The artist, a child prodigy and part of a trinity of Renaissance greats along with Michelangelo and Leonardo da Vinci, died in 1520, aged only 37. A red rose graces his tomb in Rome's Pantheon all year round.

His body was exhumed in the 19th century, at which point a plaster cast of his skull was made. But experts were not sure the remains really belonged to Raphael, for the excavation also unearthed other full and partial skeletons.

Several of the skeletons belonged to the artist's students, but others went unidentified.

Popular myth has it that the Renaissance painter, who was said to have had an active sex life, succumbed to syphilis in 1520, though experts widely agree that he died of pneumonia, possibly after visiting lovers late on freezing nights.

As Rome marked 500 years since his death this year, the university team set about making a 3D reconstruction of the plaster cast.

It found a clear match with the Raphael pictured in portraits by other artists in the period, as well as the artist's self-portraits, molecular biology expert Mattia Falconi told AFP.

"We have concrete evidence for the first time that the skeleton exhumed in 1833 belongs to Raffaello Sanzio," Falconi said.

Read also: It wasn't the sex: Bloodletting fatal for Raphael, study claims

'Not his nose'

A 3D-reconstruction "only captures 80 percent of the original face, but there's no doubt about the result. It looks nothing like the students we know are buried there, and it would be too much of a coincidence for a stranger to look so similar".

Falconi said the only part of the face that could not be reconstructed this way were the ears -- "but fortunately Raphael had long hair that covered his ears".

Confirmation the skeleton is Raphael's opens the door to further analysis of the skeleton to determine hair and eye color.

A project to re-exhume the body this year was put on hold due to the coronavirus pandemic, but if it resumes Falconi said his team would be interested in seeing how faithful the artist was to his real self.
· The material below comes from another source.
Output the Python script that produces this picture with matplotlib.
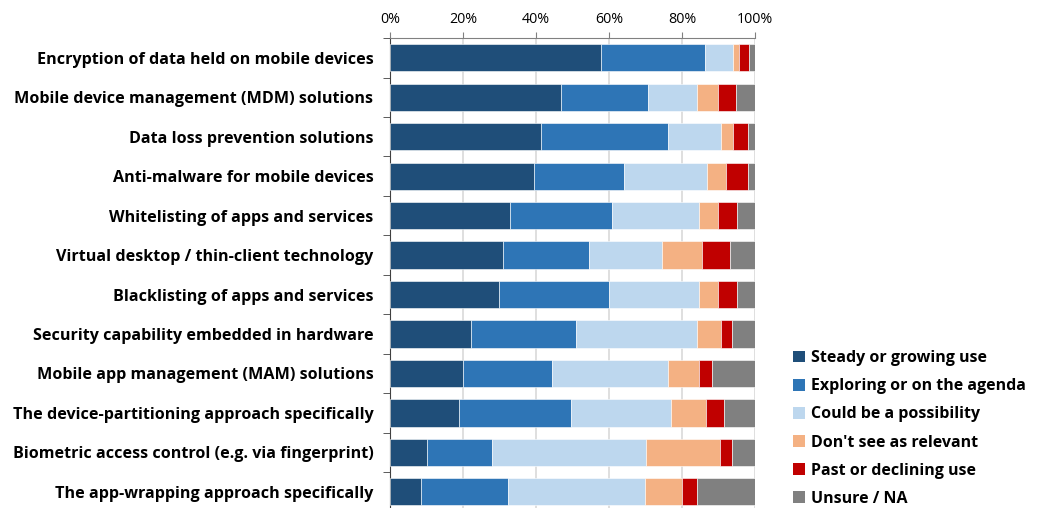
import matplotlib
matplotlib.use("Agg")
import matplotlib.pyplot as plt
import numpy as np
from matplotlib.patches import Patch
from matplotlib.ticker import PercentFormatter

categories = [
    "Encryption of data held on mobile devices",
    "Mobile device management (MDM) solutions",
    "Data loss prevention solutions",
    "Anti-malware for mobile devices",
    "Whitelisting of apps and services",
    "Virtual desktop / thin-client technology",
    "Blacklisting of apps and services",
    "Security capability embedded in hardware",
    "Mobile app management (MAM) solutions",
    "The device-partitioning approach specifically",
    "Biometric access control (e.g. via fingerprint)",
    "The app-wrapping approach specifically",
]

series = [
    "Steady or growing use",
    "Exploring or on the agenda",
    "Could be a possibility",
    "Don't see as relevant",
    "Past or declining use",
    "Unsure / NA",
]

steady = [57.8, 46.8, 41.3, 39.4, 32.8, 30.9, 30.0, 22.3, 19.9, 18.8, 10.2, 8.5]
exploring = [28.6, 24.0, 34.9, 24.6, 28.1, 23.7, 29.9, 28.6, 24.4, 30.7, 17.7, 23.9]
possible = [7.7, 13.2, 14.6, 22.8, 23.7, 20.0, 24.9, 33.1, 31.8, 27.6, 42.3, 37.4]
not_relevant = [1.6, 5.9, 3.2, 5.2, 5.3, 10.9, 5.1, 6.8, 8.6, 9.6, 20.2, 10.2]
declining = [2.7, 5.0, 4.1, 6.1, 5.2, 7.7, 5.3, 2.9, 3.6, 4.9, 3.3, 4.1]
unsure = [1.6, 5.1, 1.9, 1.9, 4.9, 6.8, 4.8, 6.3, 11.7, 8.4, 6.3, 15.9]

colors = ["#1F4E79", "#2E75B6", "#BDD7EE", "#F4B183", "#C00000", "#808080"]

plt.rcParams["font.family"] = ["Open Sans", "DejaVu Sans"]

fig = plt.figure(figsize=(10.41, 5.08), dpi=100)
ax = fig.add_axes([0.3746, -0.007, 0.3506, 0.932])

data = [steady, exploring, possible, not_relevant, declining, unsure]
y = np.arange(len(categories))
left = np.zeros(len(categories))
for vals, col, name in zip(data, colors, series):
    vals = np.array(vals)
    ax.barh(y, vals, left=left, height=0.69, color=col, label=name,
            edgecolor="white", linewidth=0.4, zorder=3)
    left += vals

ax.set_xlim(0, 100)
ax.set_ylim(len(categories) - 0.5, -0.5)
ax.xaxis.set_major_formatter(PercentFormatter(decimals=0))
ax.set_xticks(np.arange(0, 101, 20))
ax.xaxis.tick_top()
ax.tick_params(axis="x", direction="out", length=4, color="#808080",
               labelsize=10.3, pad=4, labelcolor="#000000")
ax.grid(axis="x", color="#D9D9D9", linewidth=1.2, zorder=0)

ax.set_yticks(y)
ax.set_yticklabels(categories, fontsize=11.6, fontweight="bold")
ax.set_yticks(np.arange(-0.5, len(categories), 1), minor=True)
ax.tick_params(axis="y", which="major", length=0, pad=12)
ax.tick_params(axis="y", which="minor", length=5, color="#404040", direction="out")

for s in ["right", "bottom"]:
    ax.spines[s].set_visible(False)
ax.spines["top"].set_color("#808080")
ax.spines["left"].set_color("#404040")

handles = [Patch(facecolor=c, label=n) for c, n in zip(colors, series)]
leg = fig.legend(handles=handles, loc="upper left", bbox_to_anchor=(0.748, 0.339),
                 frameon=False, handlelength=0.75, handleheight=0.75,
                 handletextpad=0.35, labelspacing=0.76,
                 prop={"weight": "bold", "size": 11.5})

fig.savefig("out.png", dpi=100)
"The 3D model shows the eyes and mouth (in the portraits) are his, but he has been kind to himself about his nose," he said.

"We know that Raphael often painted himself younger than his years, and this model allows us to see him as he really was".

A life-size 3D-printed bust of the man dubbed the "Prince of Painters" by fellow artist and famed 16th-century biographer Giorgio Vasari will go on display at the museum at his birthplace in Urbino in Italy's Marche region.

Despite his premature death, Raphael produced a vast oeuvre of seminal work, much of it at the Vatican, whose opulent museums include several rooms filled with his frescoes.

Completed by Raphael's students after his death, they remain some of the Vatican's most popular rooms.